Cet accord a donc fait évoluer le rapport de force entre les entreprises et Etats européens face aux chaebols et a contribué à l’affaiblissement du tissu industriel européen. En effet, l’offensive des entreprises coréennes peut être menée avec sérénité par Hyundai-Kia qui possède un quasi-monopole sur le marché coréen (soutien de l’Etat) et peut ainsi attaquer le marché européen avec une assise financière. L’Europe peine à réagir face à ces géants coréens et un fort déséquilibre apparaît : six fois plus de voitures coréennes ont été importées en Europe que l’inverse (entre juillet 2011 et février 2012). La Corée n’a pas seulement réduit que très faiblement ses barrières douanières, le pays a aussi laissé intact ses barrières non tarifaires : « La Corée maintient des barrières non tarifaires comme des normes de sécurité et d’anti-pollution spécifiques. Ca oblige à modifier les véhicules que nous vendons en Corée », a expliqué Wolfgang Schneider, Vice-Président des Affaires gouvernementales de Ford Europe.
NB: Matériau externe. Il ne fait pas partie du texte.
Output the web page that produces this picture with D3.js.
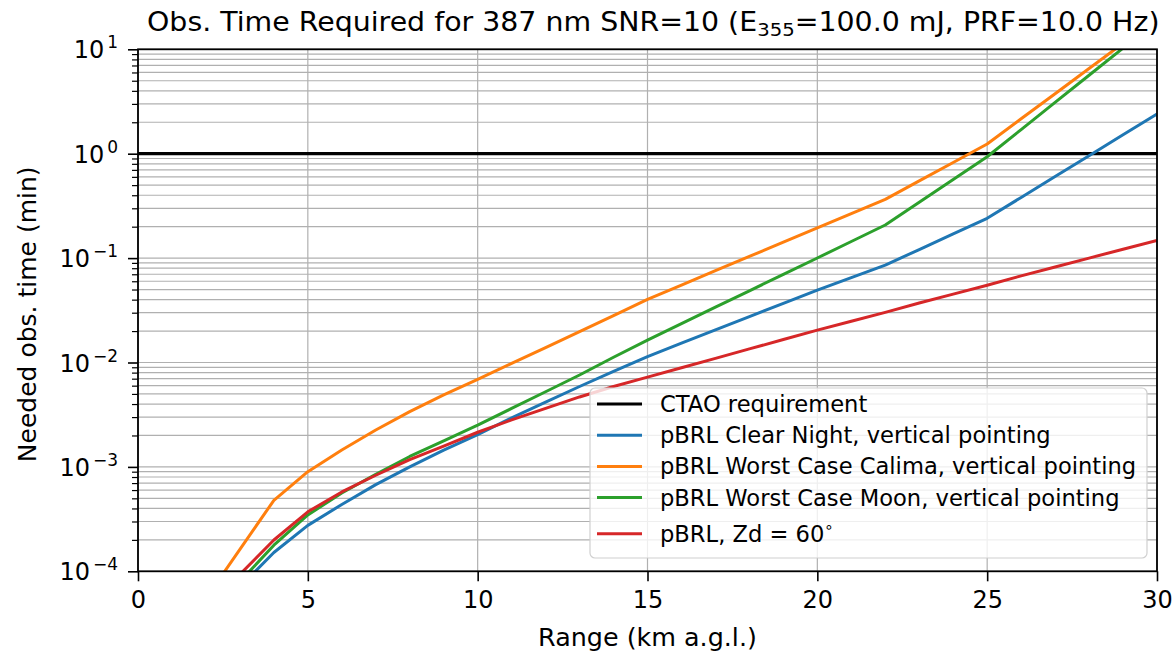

La difficulté est d’autant plus grande que la Corée a construit sa stratégie de puissance avec le développement de son soft power. Ce dernier a permis aux entreprises sud-coréennes de les soutenir dans leurs politiques de conquête des marchés européens. En effet, le soft power coréen peut être caractérisé par la hallyu (vague coréenne) : les « dramas » (séries télévisées), le K-Pop (Korean Pop), la mode, les cosmétiques et les jeux vidéo ont contribué à l’amélioration de l’image du pays. Le soft power constitue ainsi un des éléments clés de la stratégie d’accroissement d’influence de la Corée en Europe, et est directement lié aux entreprises. Par exemple, le PDG Cho Yang-Hodu du Groupe Hanjin, un des chaebols influents en Corée, a été placé à la tête de l’organisation de « l’année France-Corée » (2015-2016), en charge des événements culturels pour célébrer 130 ans de relations diplomatiques entre les deux pays.